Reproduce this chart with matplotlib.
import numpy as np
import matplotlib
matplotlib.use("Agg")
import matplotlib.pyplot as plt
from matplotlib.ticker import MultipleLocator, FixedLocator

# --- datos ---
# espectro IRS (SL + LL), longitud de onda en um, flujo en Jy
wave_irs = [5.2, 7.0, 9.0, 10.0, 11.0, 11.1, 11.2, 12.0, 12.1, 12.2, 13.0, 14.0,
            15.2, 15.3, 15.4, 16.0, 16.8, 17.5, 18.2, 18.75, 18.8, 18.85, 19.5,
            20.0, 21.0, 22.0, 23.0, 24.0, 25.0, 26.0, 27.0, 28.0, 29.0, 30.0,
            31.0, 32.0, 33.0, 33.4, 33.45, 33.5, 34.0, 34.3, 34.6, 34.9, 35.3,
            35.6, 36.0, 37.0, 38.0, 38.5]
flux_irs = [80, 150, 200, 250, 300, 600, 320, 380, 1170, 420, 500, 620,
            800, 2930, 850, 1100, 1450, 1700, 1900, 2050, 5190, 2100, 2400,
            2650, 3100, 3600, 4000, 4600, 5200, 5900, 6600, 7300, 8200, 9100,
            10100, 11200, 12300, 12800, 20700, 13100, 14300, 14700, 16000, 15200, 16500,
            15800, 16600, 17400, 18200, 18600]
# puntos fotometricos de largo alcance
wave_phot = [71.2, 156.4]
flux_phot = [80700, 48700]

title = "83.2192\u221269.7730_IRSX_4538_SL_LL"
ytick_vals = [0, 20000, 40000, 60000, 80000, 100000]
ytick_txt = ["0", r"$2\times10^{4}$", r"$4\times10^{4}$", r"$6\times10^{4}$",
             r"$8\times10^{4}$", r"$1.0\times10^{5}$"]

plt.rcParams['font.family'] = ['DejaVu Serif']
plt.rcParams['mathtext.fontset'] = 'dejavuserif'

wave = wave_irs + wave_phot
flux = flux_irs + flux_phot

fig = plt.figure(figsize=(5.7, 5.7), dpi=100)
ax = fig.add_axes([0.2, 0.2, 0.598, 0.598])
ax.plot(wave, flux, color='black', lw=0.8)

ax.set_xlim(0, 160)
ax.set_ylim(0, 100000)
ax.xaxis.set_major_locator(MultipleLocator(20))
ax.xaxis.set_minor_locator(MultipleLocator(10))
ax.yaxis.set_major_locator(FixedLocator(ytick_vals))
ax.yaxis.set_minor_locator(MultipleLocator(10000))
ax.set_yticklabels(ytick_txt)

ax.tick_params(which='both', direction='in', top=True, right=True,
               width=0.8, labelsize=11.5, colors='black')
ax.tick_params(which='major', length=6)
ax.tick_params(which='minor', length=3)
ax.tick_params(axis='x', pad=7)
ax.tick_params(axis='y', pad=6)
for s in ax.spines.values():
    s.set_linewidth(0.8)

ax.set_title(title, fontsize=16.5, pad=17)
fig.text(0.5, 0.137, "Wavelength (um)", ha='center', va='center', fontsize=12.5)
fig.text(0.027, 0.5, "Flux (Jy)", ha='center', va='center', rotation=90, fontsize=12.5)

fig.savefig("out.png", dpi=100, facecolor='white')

◆ ◆ ◆ ◆

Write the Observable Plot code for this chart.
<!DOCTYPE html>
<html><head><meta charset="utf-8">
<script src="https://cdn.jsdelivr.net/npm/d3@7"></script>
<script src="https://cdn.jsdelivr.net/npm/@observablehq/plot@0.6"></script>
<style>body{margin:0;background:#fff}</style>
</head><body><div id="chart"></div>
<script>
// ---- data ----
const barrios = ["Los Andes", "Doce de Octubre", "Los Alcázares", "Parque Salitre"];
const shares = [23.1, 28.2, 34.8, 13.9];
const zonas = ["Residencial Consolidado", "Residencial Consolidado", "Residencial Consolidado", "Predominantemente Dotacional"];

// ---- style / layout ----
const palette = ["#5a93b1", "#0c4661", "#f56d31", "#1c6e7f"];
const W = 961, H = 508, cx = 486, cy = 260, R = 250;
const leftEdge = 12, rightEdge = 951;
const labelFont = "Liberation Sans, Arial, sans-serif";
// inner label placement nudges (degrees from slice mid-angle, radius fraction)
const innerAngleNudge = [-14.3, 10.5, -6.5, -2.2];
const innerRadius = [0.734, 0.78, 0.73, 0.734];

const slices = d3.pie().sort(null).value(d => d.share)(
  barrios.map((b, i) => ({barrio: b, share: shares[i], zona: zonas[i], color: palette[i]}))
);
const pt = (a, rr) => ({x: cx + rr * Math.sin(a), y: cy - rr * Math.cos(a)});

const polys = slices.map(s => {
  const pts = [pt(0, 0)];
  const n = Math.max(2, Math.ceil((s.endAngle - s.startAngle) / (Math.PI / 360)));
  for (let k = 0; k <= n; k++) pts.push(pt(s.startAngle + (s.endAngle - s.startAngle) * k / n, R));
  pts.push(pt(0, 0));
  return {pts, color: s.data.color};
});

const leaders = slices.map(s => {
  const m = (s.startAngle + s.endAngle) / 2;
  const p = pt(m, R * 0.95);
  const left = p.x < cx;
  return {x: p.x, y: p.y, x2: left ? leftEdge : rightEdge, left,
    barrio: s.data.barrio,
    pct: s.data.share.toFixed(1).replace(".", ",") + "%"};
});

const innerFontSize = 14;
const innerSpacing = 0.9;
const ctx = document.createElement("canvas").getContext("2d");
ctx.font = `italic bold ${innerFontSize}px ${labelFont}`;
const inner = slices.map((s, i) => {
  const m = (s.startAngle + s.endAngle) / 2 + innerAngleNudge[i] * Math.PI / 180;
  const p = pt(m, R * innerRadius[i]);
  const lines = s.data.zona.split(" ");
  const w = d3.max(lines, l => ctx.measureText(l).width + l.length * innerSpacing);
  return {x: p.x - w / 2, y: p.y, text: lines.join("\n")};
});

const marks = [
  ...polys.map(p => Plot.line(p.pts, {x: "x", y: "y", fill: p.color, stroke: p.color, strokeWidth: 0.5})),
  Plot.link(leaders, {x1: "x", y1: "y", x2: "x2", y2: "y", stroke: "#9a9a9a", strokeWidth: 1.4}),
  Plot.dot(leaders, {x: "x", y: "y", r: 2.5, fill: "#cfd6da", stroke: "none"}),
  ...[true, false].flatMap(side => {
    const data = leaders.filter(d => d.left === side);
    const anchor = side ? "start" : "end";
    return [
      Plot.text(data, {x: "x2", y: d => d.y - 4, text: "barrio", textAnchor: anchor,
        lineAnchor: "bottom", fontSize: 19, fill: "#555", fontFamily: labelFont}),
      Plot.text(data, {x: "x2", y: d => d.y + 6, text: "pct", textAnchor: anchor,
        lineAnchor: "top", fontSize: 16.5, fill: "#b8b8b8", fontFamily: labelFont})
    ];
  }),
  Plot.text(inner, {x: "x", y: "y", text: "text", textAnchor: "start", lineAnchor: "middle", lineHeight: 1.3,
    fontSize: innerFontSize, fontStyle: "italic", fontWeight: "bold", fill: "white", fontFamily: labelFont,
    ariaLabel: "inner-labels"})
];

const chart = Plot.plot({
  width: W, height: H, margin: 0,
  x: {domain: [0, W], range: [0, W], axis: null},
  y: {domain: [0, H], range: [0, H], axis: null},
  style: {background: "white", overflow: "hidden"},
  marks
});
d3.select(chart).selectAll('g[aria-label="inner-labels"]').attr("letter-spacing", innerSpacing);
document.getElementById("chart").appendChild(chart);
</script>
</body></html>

◆ ◆ ◆ ◆

GIVEN INSTRUCTION:
Where a line of the material above holds the string "this", copy that line.

FINAL RESULT:
Reproduce this chart with matplotlib.
Write the Observable Plot code for this chart.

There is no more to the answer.